Judges who “consistently” give lenient sentences to criminals should be punished, a Conservative MP has said.
Philip Davies said judges who do not jail offenders when it would be “justifiable” should face “consequences” - especially when those people go on to commit more crimes.
The Shipley MP made the comments in a House of Commons debate about the second reading of the Prisons and Courts Bill, which aims to streamline the justice system.
“It should be clear to many that where a judge consistently allows offenders to avoid prison and those offenders go on to make others suffer as a result of their continuing crime spree, there should be accountability for the judge,” Mr Davies said.
“And there should really be consequences for that judge as well.

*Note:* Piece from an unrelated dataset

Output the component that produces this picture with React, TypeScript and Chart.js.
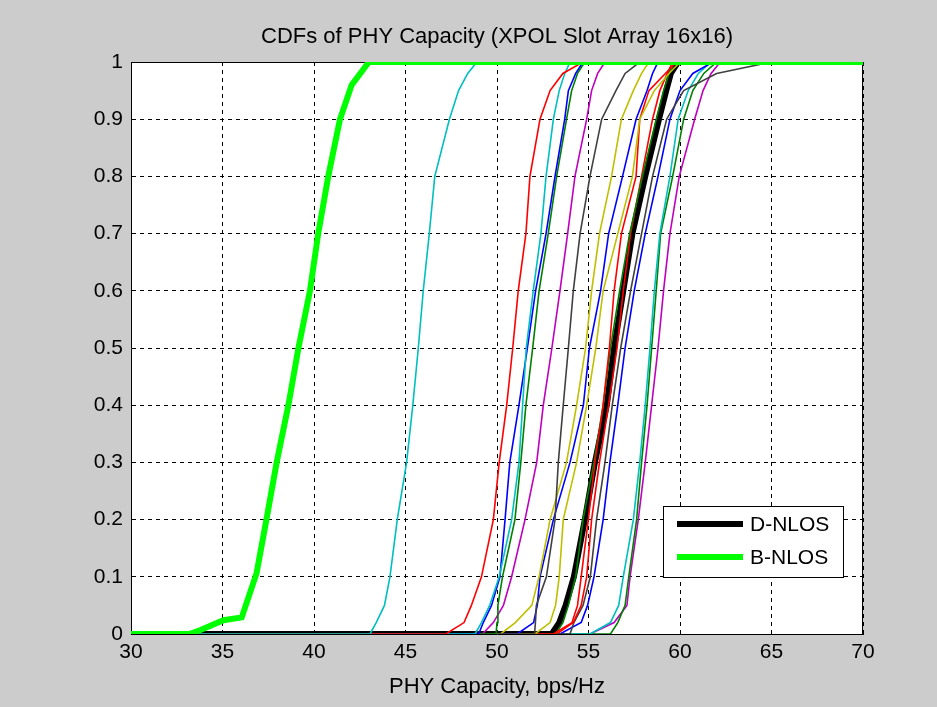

“In particular, where they don't hand down custodial sentences which would be perfectly justifiable and possibly even expected, and particularly when the offender goes on to reoffend.”
The MP did not specify what the consequences should he, but said the plan would improve “accountability”.
Although the Ministry of Justice has not responded to Mr Davies’s, the Justice Secretary Liz Truss said last year that “the independence of the judiciary is the foundation upon which our rule of law is built”.
Mr Davies has previously said he would like to see “more people in prison”, especially women, who he says are treated more leniently than men by the courts.
In the same speech on Monday Mr Davies said the age limit for magistrates should be raised from 70 to 75, in line with the age limit for jurors, which was increased late last year.